Vitol Group handed a record $10.6 billion to its executives and senior staff through share buybacks last year, as the fallout of the energy crisis continued to deliver extraordinary riches to the world’s commodity traders.
The share repurchase – almost certainly the highest such payout in the industry’s history – means privately held Vitol has distributed over $31 billion to its partners in the past decade, according to the company’s audited annual accounts seen by Bloomberg News.
The numbers show how the disruptions that followed Russia’s invasion of Ukraine have handed a spectacular bonanza to a small group of commodity traders that their predecessors could only have dreamed of.
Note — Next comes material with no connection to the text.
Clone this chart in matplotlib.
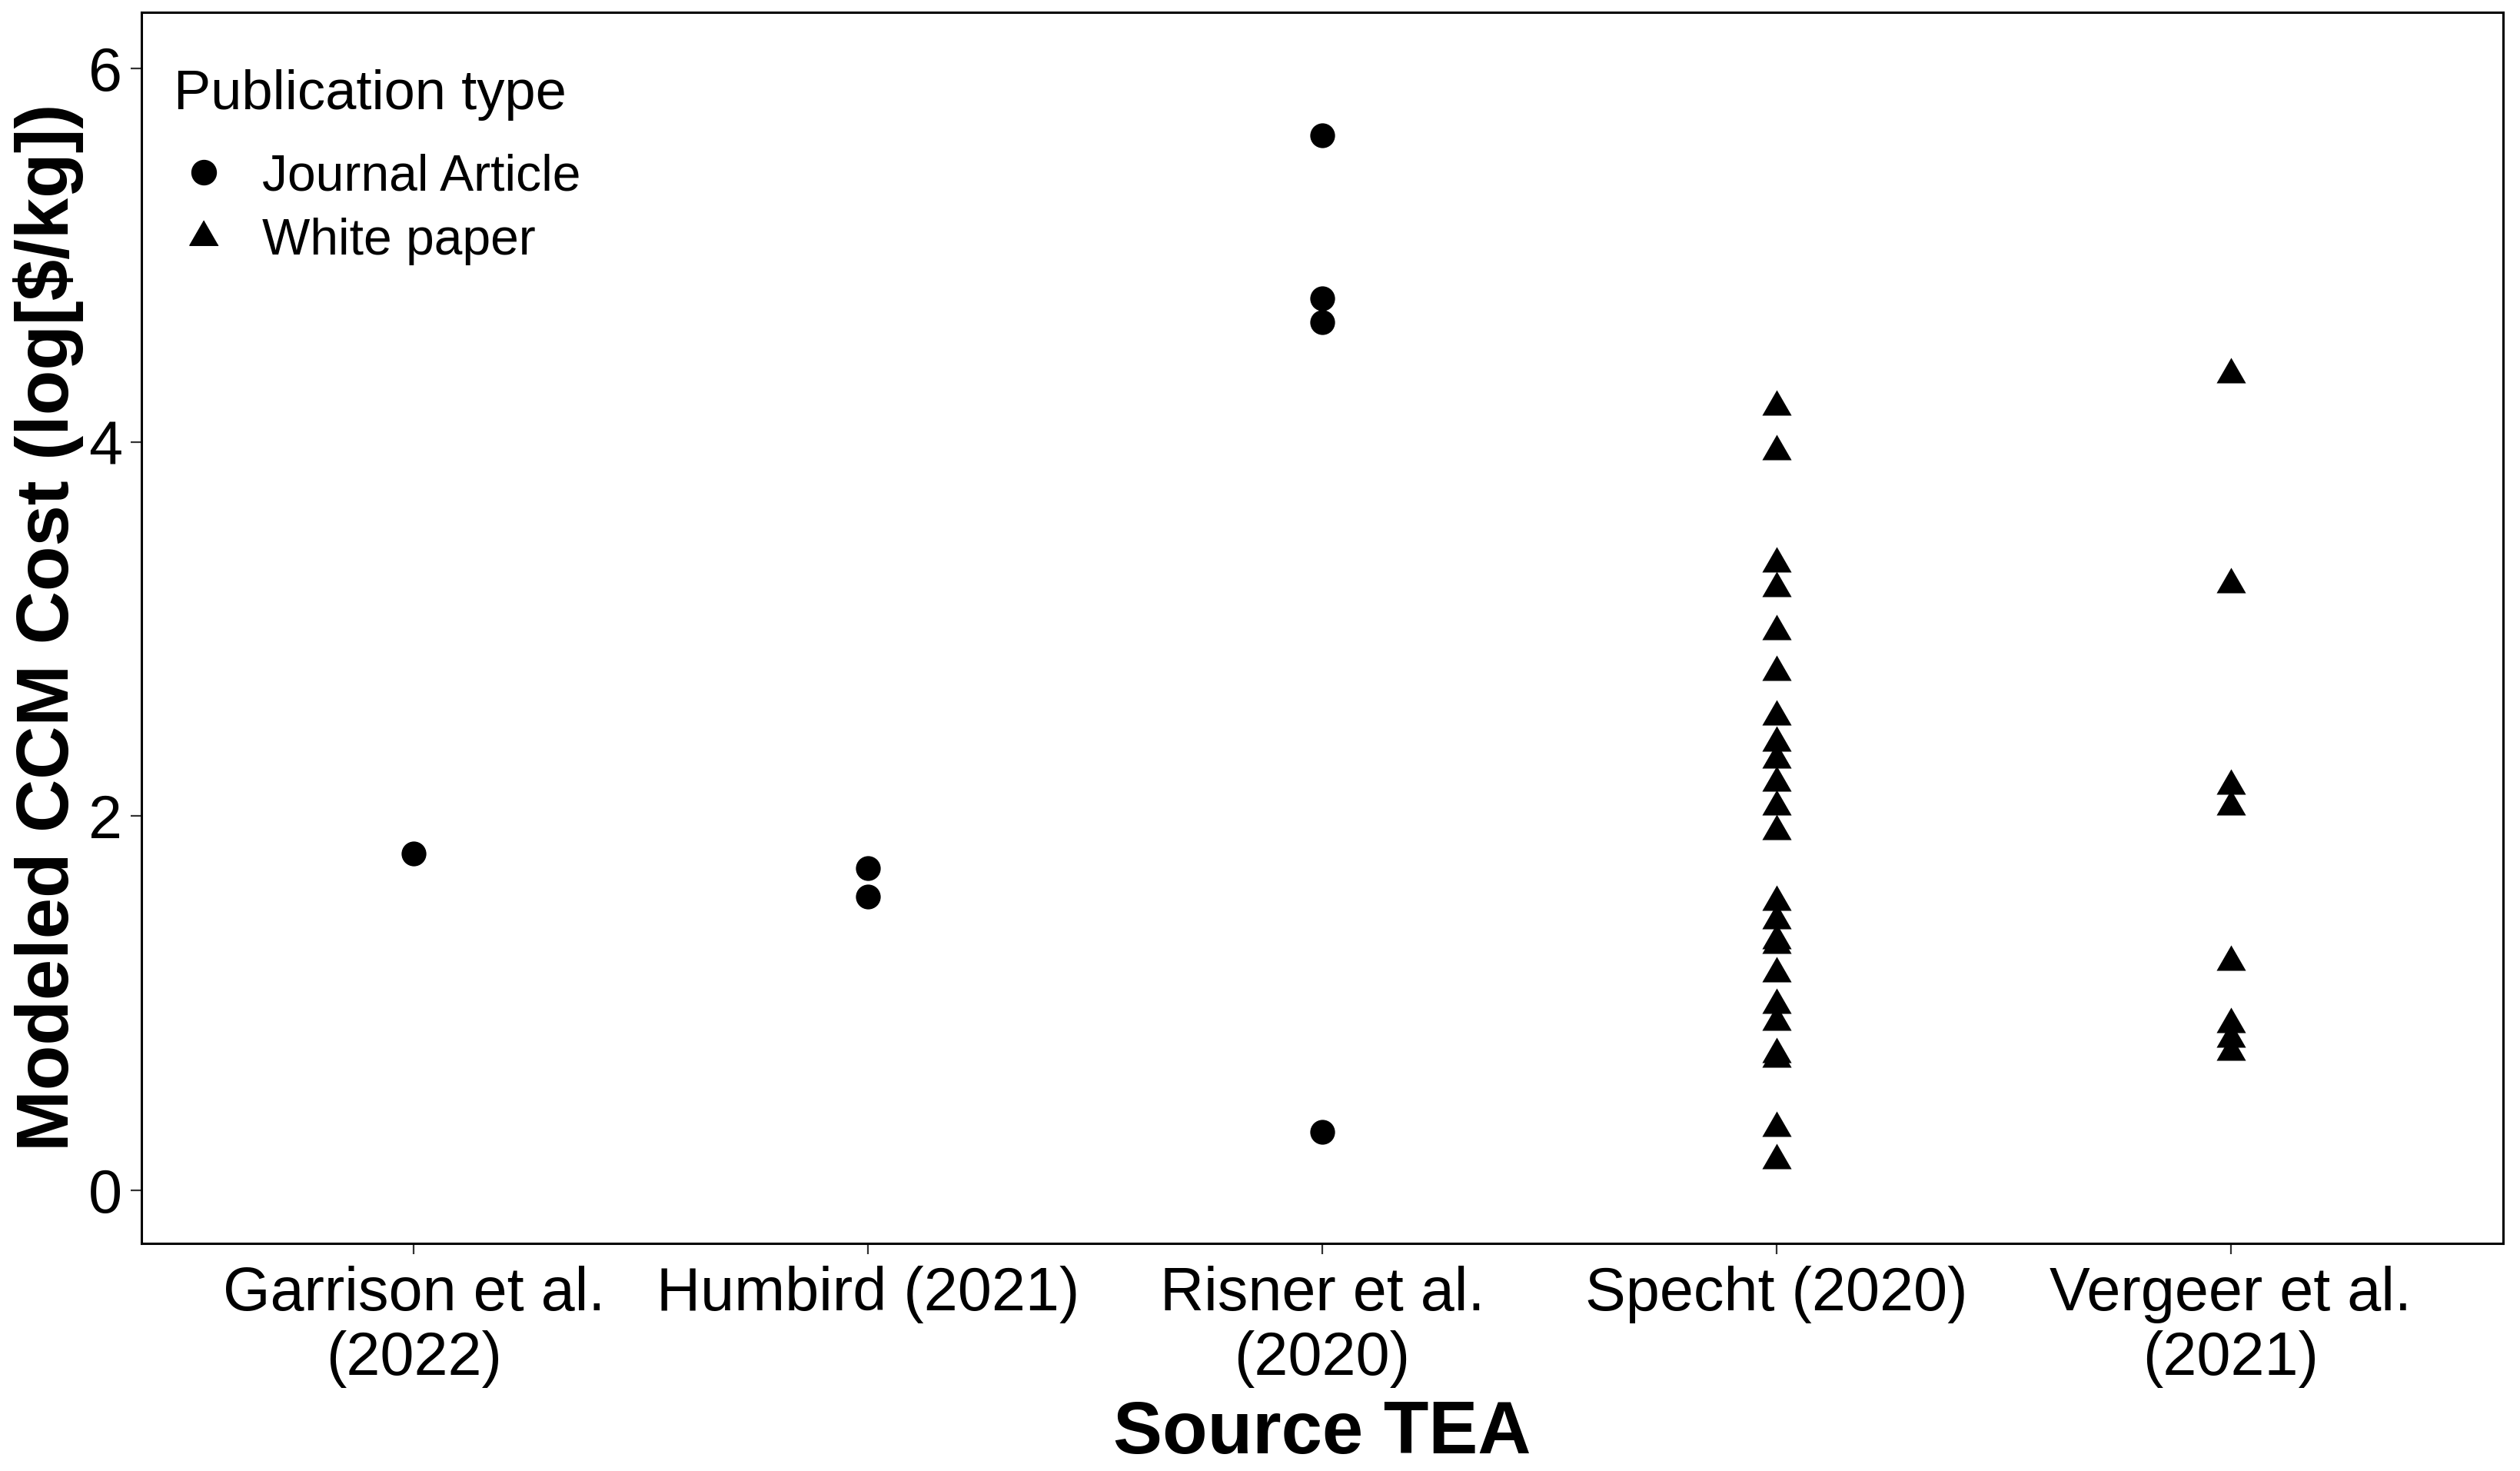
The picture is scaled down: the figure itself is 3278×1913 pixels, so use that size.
import matplotlib
matplotlib.use("Agg")
import matplotlib.pyplot as plt
from matplotlib.lines import Line2D

plt.rcParams['font.family'] = ['Liberation Sans', 'DejaVu Sans']

categories = ["Garrison et al.\n(2022)", "Humbird (2021)", "Risner et al.\n(2020)",
              "Specht (2020)", "Vergeer et al.\n(2021)"]

# Journal articles (circles)
garrison = [1.80]
humbird = [1.72, 1.57]
risner = [5.64, 4.77, 4.64, 0.31]

# White papers (triangles)
specht = [4.19, 3.95, 3.35, 3.22, 2.99, 2.77, 2.53, 2.39, 2.30, 2.18, 2.05, 1.92,
          1.54, 1.44, 1.335, 1.31, 1.16, 0.99, 0.90, 0.725, 0.70, 0.33, 0.16]
vergeer = [4.36, 3.24, 2.16, 2.05, 1.22, 0.885, 0.81, 0.74]

journal = {0: garrison, 1: humbird, 2: risner}
white = {3: specht, 4: vergeer}

tri = [(0, 1), (-0.866, -0.5), (0.866, -0.5)]

fig = plt.figure(figsize=(32.78, 19.13), dpi=100)
ax = fig.add_axes([184/3278, 1 - 1616.7/1913, (3256-184)/3278, (1616.7-15.7)/1913])

for i, vals in journal.items():
    ax.scatter([i]*len(vals), vals, marker='o', s=540, color='black', linewidths=0, zorder=3)
for i, vals in white.items():
    ax.scatter([i]*len(vals), vals, marker=tri, s=44**2*0.52, color='black', linewidths=0, zorder=3)

ax.set_xlim(-0.6, 4.6)
ax.set_ylim(-0.284, 6.30)
ax.set_xticks(range(len(categories)))
ax.set_xticklabels(categories, fontsize=57, linespacing=1.16)
ax.set_yticks([0, 2, 4, 6])
ax.set_yticklabels(["0", "2", "4", "6"], fontsize=57)
ax.tick_params(axis='both', length=10, width=1.6, color='#333333', labelcolor='black')
ax.tick_params(axis='y', pad=8)
ax.tick_params(axis='x', pad=11)
for sp in ax.spines.values():
    sp.set_linewidth(2.2)
    sp.set_color('black')

ax.set_xlabel("Source TEA", fontsize=69, fontweight='bold', labelpad=11)
ax.set_ylabel("Modeled CCM Cost (log[$/kg])", fontsize=69, fontweight='bold', labelpad=4.5)

ax.text(0.0137, 0.9325, "Publication type", transform=ax.transAxes,
        fontsize=52, ha='left', va='center')

handles = [Line2D([], [], marker='o', linestyle='none', color='black', markersize=23),
           Line2D([], [], marker=tri, linestyle='none', color='black', markersize=31)]
leg = ax.legend(handles, ["Journal Article", "White paper"],
                loc='upper left', bbox_to_anchor=(0.0137, 0.8855), frameon=False,
                fontsize=47.5,
                borderpad=0, borderaxespad=0, handlelength=1.18, handletextpad=0.56,
                labelspacing=0.33)

fig.savefig("out.png", dpi=100, facecolor='white')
Vitol has paid out more through buybacks in the past three years than in the previous 17 years combined.
The world’s largest commodity trading house, the company is owned by 450-500 of its employees, a senior executive told a New York court last year. Based on that number, the 2024 payout would represent an average of over $20 million per partner, with some top executives and traders likely having received multiples of that.
The results also cement Vitol’s position as the most profitable commodity trading house by far: its net profit for the year of $8.7 billion was more than the combined profits of its four closest rivals, Glencore Plc, Trafigura Group, Mercuria Energy Group Ltd. and Gunvor Group.
Still, the huge payout comes as earnings are moderating across the industry. Vitol’s buyback in 2024 outstripped its profit for the year, meaning that the group’s equity dropped from $32.5 billion at the end of 2023 to $30.7 billion at the end of 2024.
There’s a similar trend taking place across the largest commodity trading companies, many of which operate as employee-owned partnerships, particularly as senior executives who have accumulated valuable shareholdings retire. At Vitol, executive board members including Chris Bake, the company’s longtime head of origination, Mike Muller, head of Asia, and Gerard Delsad, head of the Geneva office, have all recently announced their retirement.
In a management report, Vitol said that it had spent a further $1.7 billion on buybacks so far in 2025, as of June.
A Vitol spokesperson didn’t immediately respond to requests for comment.
The share buybacks are paid on top of salaries and bonuses. Vitol’s personnel expense amounted to $2.1 billion in 2024, down 10 percent from the previous year, according to the accounts. The company says on its website it has over 1,800 employees.
As well as the bumper payouts, commodity trading houses are also re-investing a portion of their mega profits into assets, from oil wells and refineries to renewables. In 2024, Vitol bought Italian refiner Saras SpA as well as coal trader Noble Resources Trading Ltd. In 2025, it has announced a $1.65 billion deal to buy oil and liquefied natural gas projects from Eni SpA in Ivory Coast and the Republic of Congo.
Vitol and several of its energy trading rivals have also embarked on an aggressive expansion into metals over the past year.
Also in 2024, according to the accounts, Vitol reduced its shareholding in Vitol Bahrain, which has long been a key entity for its deals in the Middle East, from 100 percent to 11 percent. It also reorganized its shareholding in VPI, the UK power generation unit whose activities have drawn scrutiny as prices soared, maintaining a 25 percent stake through a Jersey holding company.